Understanding the Group Sequential Graph
Group Sequential Testing, makes it easy to visually interpret results. The graph displays the evolution of statistical evidence over time, allowing decisions to be made at predefined checkpoints during the experiment. It includes the following elements:
- X-Axis (Time): Represents the progress of the experiment in time, with dates marking each past and future interim analyses.
- Y-Axis (Standard Deviations, Z-Scale): Represents the Z-Score, showing how far the observed result is from the null hypothesis.
- Z-Score Trajectory (Orange line): The path of the observed Z-Score over time. It starts at 0 and moves based on accumulating data.
- Efficiency Boundary (Green Region): The upper boundary.
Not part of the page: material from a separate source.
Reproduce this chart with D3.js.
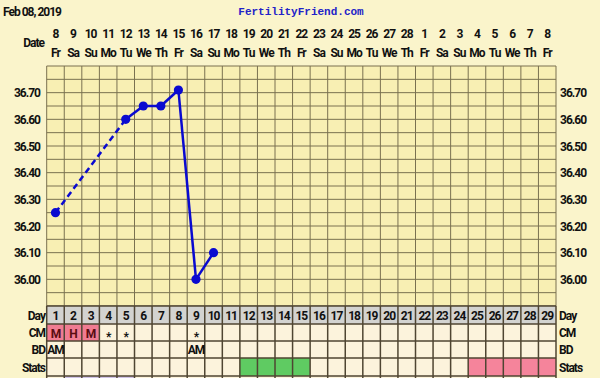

If the Z-Score trajectory crosses this boundary, the variant shows a statistically significant improvement, and the experiment can be stopped early for success.
- Futility Boundary (Pink Region): The lower boundary. If the Z-Score trajectory crosses this boundary, the variant is deemed unlikely to show meaningful improvement, and the experiment can be stopped early for futility.
- Fixed Horizon (Vertical Dotted Line): Represents the moment in time where the equivalent Fixed Horizon test would have been completed. All interim analyses before that dotted line are opportunities to make an early decision.
Interpreting the Boundaries
Efficiency Boundary (Green):
- Crossing this boundary means there is enough evidence to conclude the variant performs significantly better than the baseline.
- The experiment can be stopped early, and the variant can be considered successful.
Futility Boundary (Pink):
- Crossing this boundary indicates the variant is unlikely to show significant improvement.
- In case of a binding futility type (see experiment setup), the experiment is completed (no more interim analysis will happen) and can be stopped as further data collection is unlikely to change the conclusion.
- In case of a non-binding futility type, you can decide to keep the experiment running to the following interim analyses.